Many future great Salmonbellies honed their stick skills with neighbourhood games of pick-up lacrosse on the sleepy side streets of Glenbrooke North.

That's how lifelong Glenbrooke resident Derrick Thornhill remembers it.

"That neighbourhood bore an awful lot of very successful Salmonbellies, and I think part of that was the pick-up games on the street," Thornhill says, listing off a barrage of former and current well-known lacrosse names - Tuura, Goss, Fulton, Crowley and Mydske - who have called Glenbrooke home through the years.

It's only been in the last couple of decades that Glenbrooke has been known as "Glenbrooke" - a fact Thornhill, a local Realtor, says was highlighted recently when he saw an old real estate listing of a house in the area. The listing described it as being in the "Woodward's neighbourhood," a reference to the former department store at Sixth Avenue and Sixth Street.

"That was pretty funny, because it was the neighbourhood associated with being close to Woodward's," Thornhill says.

The Glenbrooke name comes from the actual brook that flows beneath the area.

"It runs ... basically from the high school at 10th Avenue and Sixth Street and meanders down through Terry Hughes

Park, then down through the Pen and the ravine," Thornhill says. "It's all underground. You don't ever see it. It used to be a brook; now it's covered up, so it's not there. The only evidence of it is if you go down into the (Glenbrooke) ravine, there's a little brook in there."

Thornhill said he first heard the Glenbrooke North name through the Real Estate Board of Greater Vancouver. The name has stuck.

As far as real estate is concerned, a property in Glenbrooke North is usually pretty hot.

As with the rest of the Lower Mainland, real estate prices in the neighbourhood have risen sharply over the last decade, but relatively speaking, Glenbrooke North is still affordable - especially compared to neighbouring Queen's Park.

One of its main attractions is its proximity to local schools.

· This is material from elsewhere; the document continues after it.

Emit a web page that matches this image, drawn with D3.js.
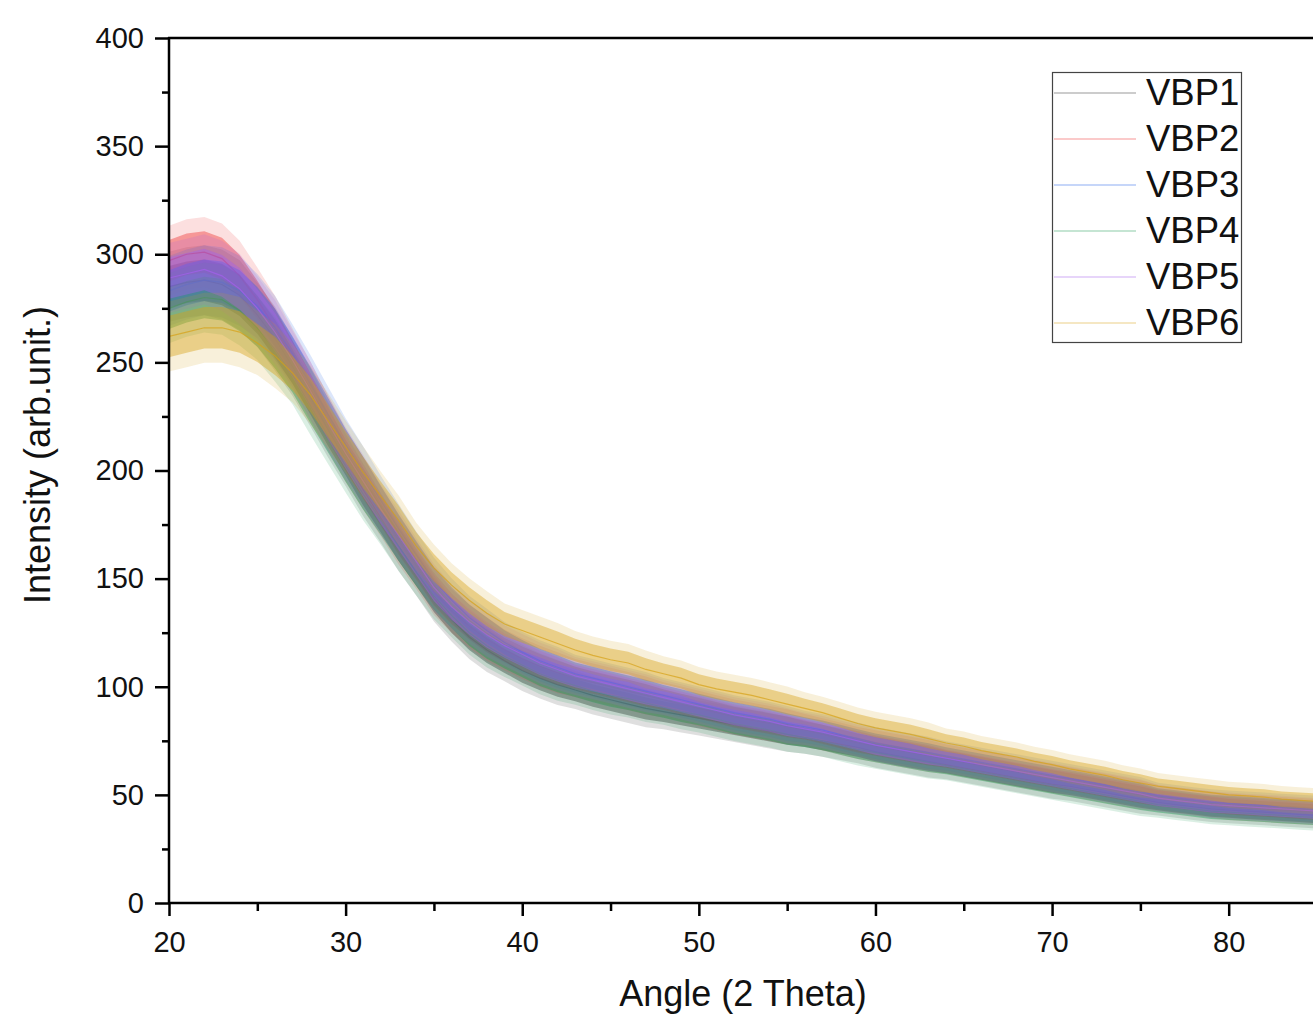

"There's no school that you need to put your kids in the car (to get to), unless it's raining or you're lazy," Thornhill says.

The real estate boom began after the replacement of Herbert Spencer Elementary and the building of the new Glenbrooke Middle School more than a decade ago, Thornhill says.

With so many families still moving in, it's pretty likely that a new crop of budding Salmonbellies are sharpening their skills on the same Glenbrooke streets that spawned so many greats.